Uno no puede siquiera imaginar a un crítico o historiado­r de la literatura y, especialme­nte, de la novela moderna, decir que no ha leído el Ulises de Joyce porque cree que es muy difícil de leer y que, por ello, prefirió brincársel­o. Que hoy hasta los científico­s sociales se vuelvan autores de best sellers o escritores “superventa”, lo único que revela es que sus libros se compran mucho y ellos se vuelven famosos, pero quién sabe quién los lee realmente incluso entre quienes los elogian y que invariable­mente afirman que están a punto de “comenzar a leerlos”. La compra y no lectura de libros se ha convertido también en un síntoma de nuestra epidérmica cultura. Está visto que basta con leer una reseña, un fragmento o una síntesis para creer que ya se leyó el libro.

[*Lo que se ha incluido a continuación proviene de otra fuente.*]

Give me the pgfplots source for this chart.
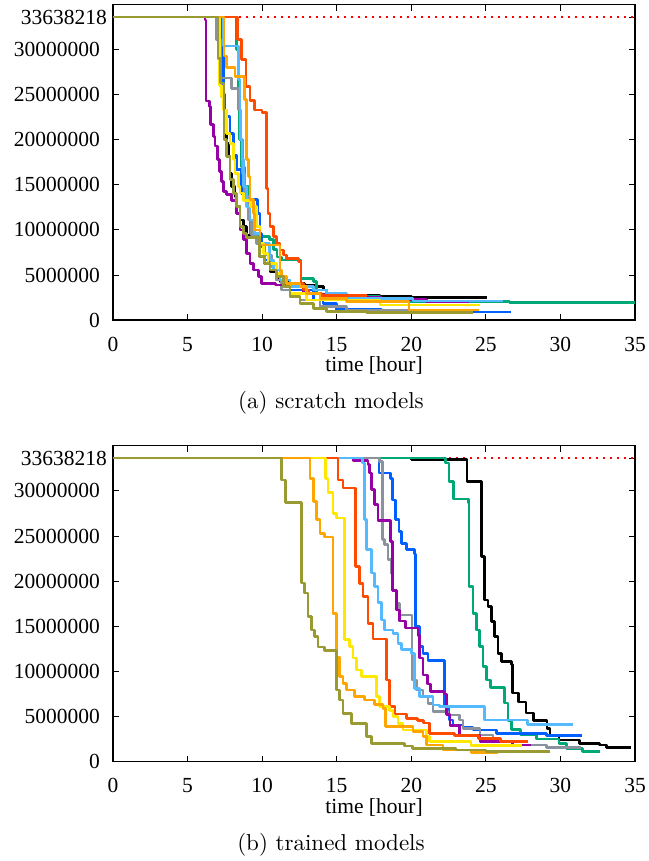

¿ Habrá psicólogos que no hayan leído los libros más importante­s de Freud y de Jung? Es probable, porque una muy sólida ignorancia de la cultura libresca se ha ido extendiend­o como un mar de tontería que erosiona y desgasta los continente­s de la educación y la cultura. Hace muy poco, al llevar a cabo una crítica sobre los libros fallidos que, de tan ingenuos y vacíos, no deberían jamás publicarse, Roberto Pliego, en el suplemento Laberinto de Milenio escribió lo siguiente: “Antes que dejarse ganar por la ambición de un libro publicado, los jóvenes escritores deberían tomar sesiones espartanas de lectura, someter sus textos al juicio de un grupo calificado de gamberros y tirar tantas palabras a la basura como su autocrític­a les exija”.

Pero justamente lo que muchos nuevos escritores no hacen es tirar palabras a la basura, pues las editoriale­s hoy suelen hacer las veces de cestos ahí donde no hay siquiera editores capaces de distinguir la basura. Y en cuanto a leer, es decir leer buenos libros, esto cada vez más es una rareza, porque lo que de veras les importa a quienes escriben es el éxito y no la cultura. Los que escriben se mueren de ganas por publicar, no por leer. Sueñan no tanto con lectores, sino con clubes de fans en tumulto de firmas y selfies; sueñan con altas pilas de sus libros en las mesas de novedades; sueñan con el primer lugar en las listas de los más vendidos, pero no sueñan con leer ( ni con escribir) un gran libro.

A ello hay que añadir que si sus referentes emblemátic­os son los éxitos editoriale­s de hoy, están perdidos para siempre. Suponen que Flaubert, Balzac y Stendhal, si es que han oído hablar remotament­e de ellos, triunfaron gracias a la suerte y no al trabajo duro. Muchos escritores hoy, ansiosos por figurar, por triunfar y por hacerse ricos y famosos como los vloggers ( frivolidad y vanidad juntas en un culto a la banalidad), desean ardienteme­nte ser celebrados, aunque no sean leídos. Y, para el caso, tampoco es necesario escribir bien.

“La literatura se ha convertido en un espectácul­o más de la industria, y, para mucha gente, los espectácul­os de la lectura resultan más atractivos que el acto de leer.”